Hi, Ted -
Remove the gauge and sensor line from the car.
Remove the chrome bezel and the glass from the front of the gauge.
Boil some water in a pot on the stove and insert the sensor tube. When the
water is stabilized at a boil, the gauge needle should be sitting between the
two tiny dots on the gauge face that represent 212-deg. Fahrenheit. If not,
carefully pull off the needle and reinstall it on the gauge so that it is
pointing between the two dots, and the gauge will be more or less calibrated.
The above assumes that the Bourdon tube inside the gauge has not been
overtemped and damaged (for example, by using heat to remove the sensor line
nut from the head), and that you live somewhere reasonably close to sea level.
If the Bourdon tube is damaged, you'll have to send the gauge to an instrument
shop for repair:
Mo-Ma, 1321 Second St NW, Albuquerque, NM 87102/Tel: (505) 766-6661
West Valley Instruments, 19314 Vanowen St., Reseda, CA 91335/Tel: (818)
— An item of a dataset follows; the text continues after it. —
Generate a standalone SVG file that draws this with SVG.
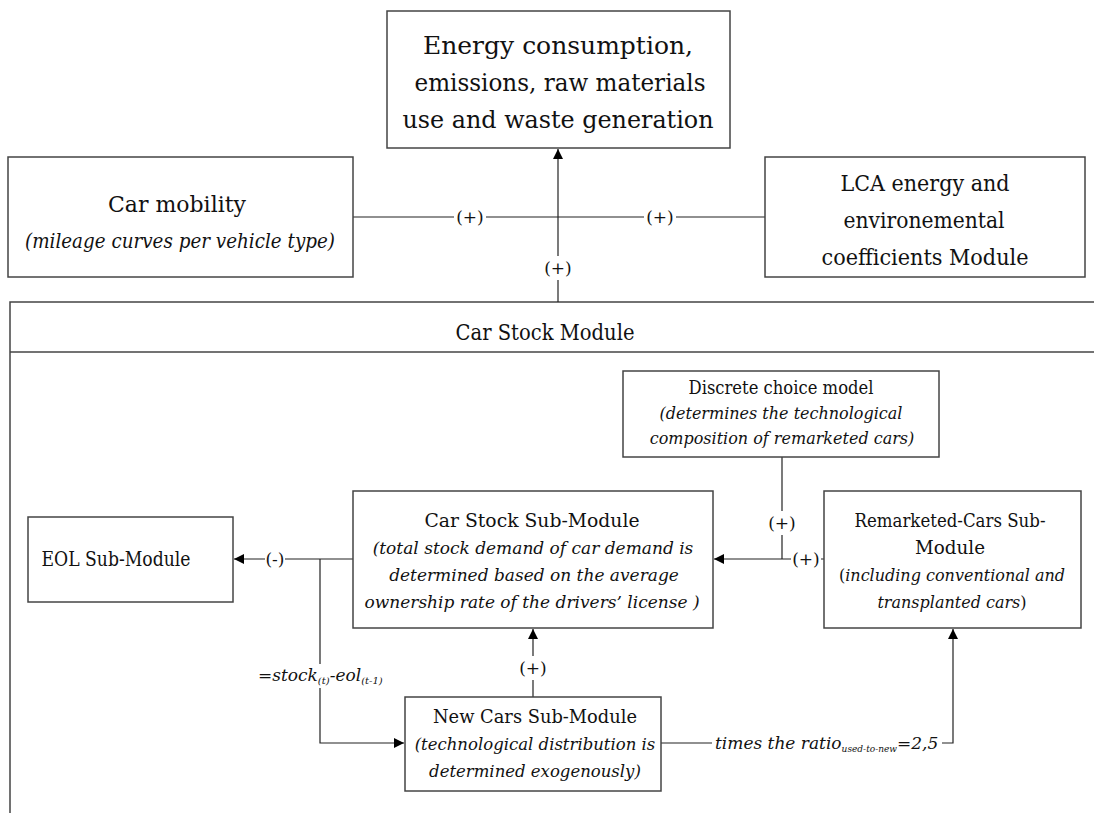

.....And it would be a pleasure to add your '64 BJ8 to the other 5,687 BJ8s
now accounted for worldwide in the BJ8 Registry.
Havelock, NC USA
----- Original Message -----
Sent: Thursday, June 02, 2005 8:44 PM
Subject: Temp/Oil Pressure Gauge Testing
Following a rebuild of the engine, the combo oil/temp guage on my 64 BJ8
does not appear to be operating. It is pinned at high temp. Can anyone provide
a process for testing and repairing this situation?